Maybe the most obvious solution is the addition of extends Serializable for each object moved through a network. But it can be painful, especially when given object has some third not serializabe dependencies that can't be modified. One of serious alternatives is the use of objects accessed through functions.

The idea is simple - every potentially not serializable object can be accessed through a function, as in the following test:

"not serializable object" should "be correctly send through network" in {
  object Exposer {
    def get(): LabelMaker = {
      new LabelMaker()
    }
  }

  val labels = sparkContext.parallelize(0 to 1)
    .map(number => Exposer.get().convertToLabel(number))
    .collect()

  labels should contain allOf("Number#0", "Number#1")
}

"not serializable object" should "make mapping fail" in {
  val labelMaker = new LabelMaker
  val sparkException = intercept[SparkException] {
    sparkContext.parallelize(0 to 1)
      .map(number => labelMaker.convertToLabel(number))
      .collect()
  }

  sparkException.getCause.getMessage
    .contains("object not serializable (class: com.waitingforcode.serialization.LabelMaker") shouldBe(true)
} 

class LabelMaker() {

  def convertToLabel(number: Int): String = {
    s"Number#${number}"
  }
}

It works because the functions declared inside objects don't need to be serialized. They're equivalent of Java's static methods and in order to call them, they must only be reachable through the classpath (i.e. JAR shared among driver and workers).

This solution is pretty simple to implement and with some extra effort, we can easily evolve it to handle singletons or other patterns.

Lazy objects and function recipes

Another solution, similar to the previous one, is based on lazy objects and function recipes. Here the goal is to mark not serializable object as lazy and create it from function (recipe). This solution can be easily extended with broadcast variables that can help to keep only 1 given instance on executors (e.g. long running open connection to database).

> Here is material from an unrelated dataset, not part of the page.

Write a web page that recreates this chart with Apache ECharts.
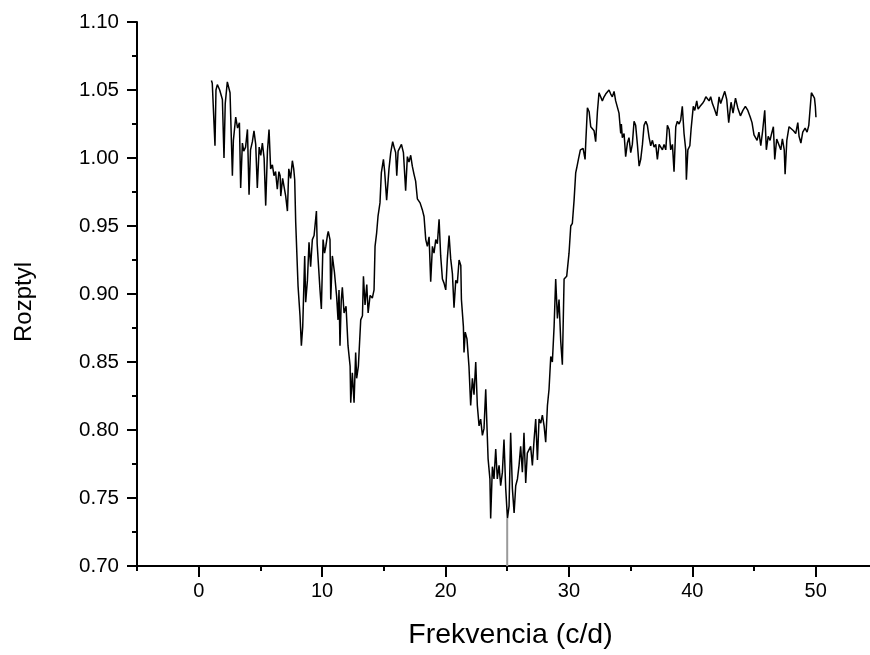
<!DOCTYPE html>
<html>
<head>
<meta charset="utf-8">
<script src="https://cdn.jsdelivr.net/npm/echarts@6/dist/echarts.min.js"></script>
<style>
html,body{margin:0;padding:0;background:#fff;}
#chart{width:870px;height:655px;}
</style>
</head>
<body>
<div id="chart"></div>
<script>
// Frequency (c/d)
var freq = [
1.03,1.10,1.32,1.40,1.51,1.70,1.92,2.05,2.15,2.32,2.54,2.73,2.81,3.00,3.15,3.30,3.40,3.54,3.65,3.80,
3.95,4.08,4.20,4.35,4.48,4.62,4.75,4.90,5.03,5.16,5.30,5.43,5.57,5.70,5.83,5.97,6.10,6.23,6.37,6.50,
6.60,6.65,6.80,6.92,7.05,7.19,7.30,7.45,7.59,7.70,7.78,7.86,8.05,8.21,8.32,8.43,8.59,8.67,8.81,8.94,
9.07,9.21,9.35,9.54,9.60,9.75,9.83,9.94,10.08,10.20,10.30,10.43,10.50,10.64,10.70,10.83,11.00,11.18,11.29,11.37,
11.45,11.55,11.64,11.78,11.94,12.10,12.27,12.32,12.45,12.59,12.72,12.80,12.94,13.13,13.27,13.35,13.48,13.62,13.73,13.89,
14.07,14.21,14.29,14.42,14.53,14.69,14.80,14.97,15.07,15.23,15.42,15.56,15.72,15.83,15.96,16.05,16.16,16.32,16.43,16.59,
16.77,16.91,17.04,17.18,17.31,17.45,17.58,17.72,17.94,18.12,18.26,18.40,18.53,18.67,18.80,18.94,19.07,19.21,19.34,19.48,
19.61,19.75,19.88,20.02,20.15,20.29,20.42,20.56,20.69,20.83,20.96,21.10,21.24,21.29,21.45,21.50,21.60,21.74,21.90,22.04,
22.18,22.31,22.45,22.58,22.72,22.85,22.99,23.12,23.26,23.34,23.45,23.60,23.66,23.80,23.93,24.07,24.20,24.34,24.47,24.61,
24.74,24.88,25.02,25.15,25.28,25.42,25.56,25.69,25.83,25.96,26.09,26.23,26.36,26.50,26.63,26.77,26.90,27.04,27.18,27.31,
27.45,27.58,27.72,27.85,27.99,28.12,28.26,28.39,28.53,28.66,28.80,28.93,29.07,29.20,29.34,29.47,29.61,29.74,29.82,30.01,
30.15,30.28,30.42,30.55,30.64,30.77,30.93,31.15,31.31,31.36,31.50,31.64,31.77,31.91,32.04,32.17,32.31,32.44,32.58,32.71,
32.85,32.98,33.12,33.25,33.39,33.52,33.66,33.79,33.93,34.06,34.20,34.25,34.33,34.47,34.60,34.74,34.87,35.01,35.14,35.28,
35.41,35.55,35.69,35.82,35.96,36.09,36.23,36.36,36.50,36.63,36.77,36.90,37.04,37.17,37.31,37.44,37.58,37.71,37.85,37.98,
38.12,38.25,38.39,38.52,38.66,38.79,38.93,39.06,39.19,39.33,39.47,39.52,39.64,39.80,39.90,40.08,40.20,40.36,40.47,40.63,
40.82,40.96,41.10,41.22,41.36,41.49,41.63,41.76,41.98,42.17,42.30,42.44,42.63,42.79,42.95,43.14,43.30,43.50,43.68,43.90,
44.10,44.30,44.50,44.70,44.84,45.00,45.10,45.25,45.40,45.55,45.70,45.87,46.00,46.15,46.30,46.40,46.57,46.68,46.84,47.00,
47.17,47.30,47.45,47.52,47.66,47.84,48.00,48.20,48.38,48.55,48.65,48.80,48.95,49.14,49.30,49.44,49.60,49.65,49.80,49.90,
49.97,50.02
];
// Rozptyl (dispersion)
var rozptyl = [
1.057,1.055,1.009,1.050,1.054,1.050,1.043,1.000,1.040,1.056,1.048,0.987,1.013,1.030,1.022,1.026,0.978,1.011,1.005,1.008,
1.021,0.973,1.006,1.012,1.020,1.010,0.978,1.008,1.002,1.011,1.000,0.965,1.005,1.021,0.992,0.995,0.987,0.990,0.977,0.990,
0.987,0.972,0.985,0.984,0.972,0.961,0.992,0.985,0.998,0.992,0.984,0.953,0.906,0.884,0.862,0.876,0.928,0.894,0.910,0.938,
0.920,0.940,0.943,0.961,0.937,0.937,0.903,0.889,0.940,0.930,0.935,0.943,0.946,0.940,0.896,0.928,0.916,0.898,0.881,0.903,
0.862,0.895,0.905,0.886,0.891,0.862,0.847,0.820,0.842,0.820,0.857,0.838,0.847,0.881,0.884,0.913,0.892,0.907,0.886,0.899,
0.897,0.903,0.935,0.945,0.957,0.967,0.989,0.999,0.990,0.969,0.992,1.004,1.012,1.008,1.004,0.987,1.005,1.008,1.010,1.004,
0.976,1.001,0.997,1.002,0.994,0.988,0.983,0.970,0.967,0.962,0.957,0.940,0.935,0.942,0.909,0.935,0.930,0.940,0.937,0.955,
0.928,0.911,0.908,0.903,0.926,0.943,0.926,0.915,0.890,0.910,0.908,0.925,0.921,0.896,0.876,0.857,0.872,0.867,0.847,0.818,
0.838,0.826,0.850,0.818,0.803,0.808,0.796,0.801,0.830,0.808,0.779,0.764,0.735,0.773,0.764,0.786,0.764,0.774,0.759,0.769,
0.793,0.757,0.735,0.744,0.798,0.757,0.739,0.759,0.764,0.774,0.788,0.769,0.798,0.761,0.783,0.783,0.788,0.774,0.793,0.808,
0.778,0.808,0.805,0.811,0.803,0.791,0.818,0.830,0.854,0.850,0.876,0.911,0.882,0.896,0.865,0.848,0.911,0.911,0.913,0.930,
0.950,0.952,0.969,0.989,0.993,0.999,1.006,1.007,0.999,1.010,1.037,1.034,1.023,1.022,1.020,1.012,1.034,1.048,1.049,1.042,
1.045,1.047,1.047,1.050,1.047,1.045,1.049,1.042,1.041,1.033,1.018,1.025,1.015,1.018,1.001,1.011,1.015,1.004,1.010,1.027,
1.024,1.010,0.994,0.999,1.010,1.024,1.027,1.024,1.015,1.009,1.013,1.008,1.010,0.999,1.010,1.009,1.006,1.010,1.006,1.024,
1.021,1.006,1.010,0.990,1.023,1.027,1.025,1.028,1.038,1.018,1.006,0.984,1.006,1.009,1.021,1.038,1.035,1.042,1.036,1.038,
1.040,1.042,1.045,1.046,1.042,1.045,1.040,1.037,1.031,1.045,1.040,1.044,1.049,1.043,1.026,1.041,1.033,1.044,1.037,1.031,
1.035,1.038,1.035,1.030,1.026,1.017,1.018,1.013,1.019,1.009,1.020,1.035,1.006,1.016,1.013,1.017,1.023,0.999,1.014,1.013,
1.006,1.014,1.006,0.988,1.013,1.023,1.022,1.020,1.018,1.026,1.016,1.011,1.019,1.022,1.019,1.024,1.024,1.048,1.048,1.044,
1.038,1.030
];
// Gray spike at 25 c/d (drops below axis)
var spikeFreq = [25.0, 25.0];
var spikeVal = [0.735, 0.70];

var xMajorTicks = [0, 10, 20, 30, 40, 50];
var xMinorTicks = [-5, 5, 15, 25, 35, 45];

var mainData = freq.map(function (f, i) { return [f, rozptyl[i]]; });
var spikeData = spikeFreq.map(function (f, i) { return [f, spikeVal[i]]; });

var FONT = 'Liberation Sans, Arial, sans-serif';
var chart = echarts.init(document.getElementById('chart'), null, {renderer: 'canvas'});
chart.setOption({
  animation: false,
  backgroundColor: '#ffffff',
  grid: {left: 137, right: 0, top: 22, bottom: 88, containLabel: false},
  xAxis: [{
    type: 'value', min: -5, max: 54.4,
    name: 'Frekvencia (c/d)', nameLocation: 'middle', nameGap: 55,
    nameTextStyle: {fontFamily: FONT, fontSize: 28.5, color: '#000', padding: [0, 0, 0, 14]},
    axisLine: {show: true, onZero: false, lineStyle: {color: '#000', width: 2}},
    axisTick: {show: true, length: 11, lineStyle: {color: '#000', width: 2}, customValues: xMajorTicks},
    axisLabel: {show: true, margin: 15, fontFamily: FONT, fontSize: 20, color: '#000', customValues: xMajorTicks},
    splitLine: {show: false}
  }, {
    type: 'value', min: -5, max: 54.4, position: 'bottom', gridIndex: 0,
    axisLine: {show: false},
    axisTick: {show: true, length: 5, lineStyle: {color: '#000', width: 2}, customValues: xMinorTicks},
    axisLabel: {show: false},
    splitLine: {show: false}
  }],
  yAxis: {
    type: 'value', min: 0.70, max: 1.10, interval: 0.05,
    name: 'Rozptyl', nameLocation: 'middle', nameGap: 101, nameRotate: 90,
    nameTextStyle: {fontFamily: FONT, fontSize: 24, color: '#000', padding: [0, 16, 0, 0]},
    axisLine: {show: true, onZero: false, lineStyle: {color: '#000', width: 2}},
    axisTick: {show: true, length: 10, lineStyle: {color: '#000', width: 2}},
    minorTick: {show: true, splitNumber: 2, length: 5, lineStyle: {color: '#000', width: 2}},
    axisLabel: {margin: 18, fontFamily: FONT, fontSize: 20.5, color: '#000',
      formatter: function (v) { return v.toFixed(2); }},
    splitLine: {show: false}
  },
  series: [{
    type: 'line', xAxisIndex: 0, data: mainData, showSymbol: false, symbol: 'none',
    lineStyle: {color: '#000', width: 1.5}, clip: true
  }, {
    type: 'line', xAxisIndex: 0, data: spikeData, showSymbol: false, symbol: 'none',
    lineStyle: {color: '#9a9a9a', width: 2}, clip: true
  }]
});
</script>
</body>
</html>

It's important to access not serializable objects lazily. Thanks to that the object is accessed only when it's needed - obviously when it's used the first time for the processing on executor's side. Without laziness, the object would be created before and, alas, send to executors instead of function's recipe. The following example shows how it could work:

"lazy loaded not serializable object" should "be correctly sent through network" in {
  val numbersAccumulator = sparkContext.collectionAccumulator[Int]("iterated numbers accumulator")
  val connector = NotSerializableLazyConnector()
  sparkContext.parallelize(0 to 1)
    .foreachPartition(numbers => {
      numbers.foreach(number => {
        connector.push(number)
        numbersAccumulator.add(number)
      })
    })

  numbersAccumulator.value should contain allOf(0, 1)
}

  "lazy loaded not serializable object" should "be correctly sent once through network" in {
    val numbersAccumulator = sparkContext.collectionAccumulator[Int]("iterated numbers accumulator")
    // This version is a variation of the previous test because it
    // sends given object only once and thanks to that we can, for example,
    // keep the connection open for all tasks executed on given executor.
    // The connector keeps its connection "open" because it initialized lazily and since it's created from a broadcast variable,
    // it's guaranteed that only once such instance exists in the executor. 
    val connectorBroadcast = sparkContext.broadcast(NotSerializableLazyConnector())
    sparkContext.parallelize(0 to 1)
      .foreachPartition(numbers => {
        numbers.foreach(number => {
          connectorBroadcast.value.push(number)
          numbersAccumulator.add(number)
        })
      })
    sparkContext.parallelize(4 to 5)
      .foreachPartition(numbers => {
        numbers.foreach(number => {
          connectorBroadcast.value.push(number)
          numbersAccumulator.add(number)
        })
      })
    sparkContext.parallelize(7 to 8)
      .foreachPartition(numbers => {
        numbers.foreach(number => {
          connectorBroadcast.value.push(number)
          numbersAccumulator.add(number)
        })
      })

    numbersAccumulator.value should contain allOf(0, 1, 4, 5, 7, 8)
    NotSerializableLazyConnector.InitializationCount.get() shouldEqual 1
    NotSerializableLazyConnector.InitializationCount.set(0)
  }
}

"eagerly loaded not serializable object" should "make processing fail" in {
  val connector = NotSerializableEagerConnector()
  val sparkException = intercept[SparkException] {
    sparkContext.parallelize(0 to 1)
      .foreachPartition(numbers => {
        numbers.foreach(number => {
          connector.push(number)
        })
      })
  }

  sparkException.getCause.getMessage
    .contains("object not serializable (class: com.waitingforcode.serialization.NotSerializableSender")
    .shouldBe(true)
} 

class NotSerializableEagerConnector(creator: () => NotSerializableSender) extends Serializable {

  val sender = creator()

  def push(value: Int) = {
    sender.push(value)
  }
}

object NotSerializableEagerConnector {
  def apply(): NotSerializableEagerConnector = {
    new NotSerializableEagerConnector(() => new NotSerializableSender())
  }
}

class NotSerializableLazyConnector(creator: () => NotSerializableSender) extends Serializable {

  lazy val sender = creator()

  def push(value: Int) = {
    sender.push(value)
  }
}

class NotSerializableSender {
  def push(value: Int) = {
    println(s"Pushing ${value}")
  }
}

object NotSerializableLazyConnector {
  val InitializationCount = new AtomicInteger(0)

  def apply(): NotSerializableLazyConnector = {
    InitializationCount.incrementAndGet()
    new NotSerializableLazyConnector(() => new NotSerializableSender())
  }
}

Serialization issues, especially when we use a lot third part classes, are inherent part of Spark applications. The serialization occurs, as we could see in the first part of the post, almost everywhere (shuffling, transformations, checkpointing...). But hopefully, there are a lot of solutions and 2 of them were described in this post. The first one was based on not serializable objects exposed through Scala's object methods. The second solution was similar but it had a little bit more involved parts, i.e. wrapper holding lazy loaded not serializable object. The next part of this post will present some other solutions to serialization problems in Spark.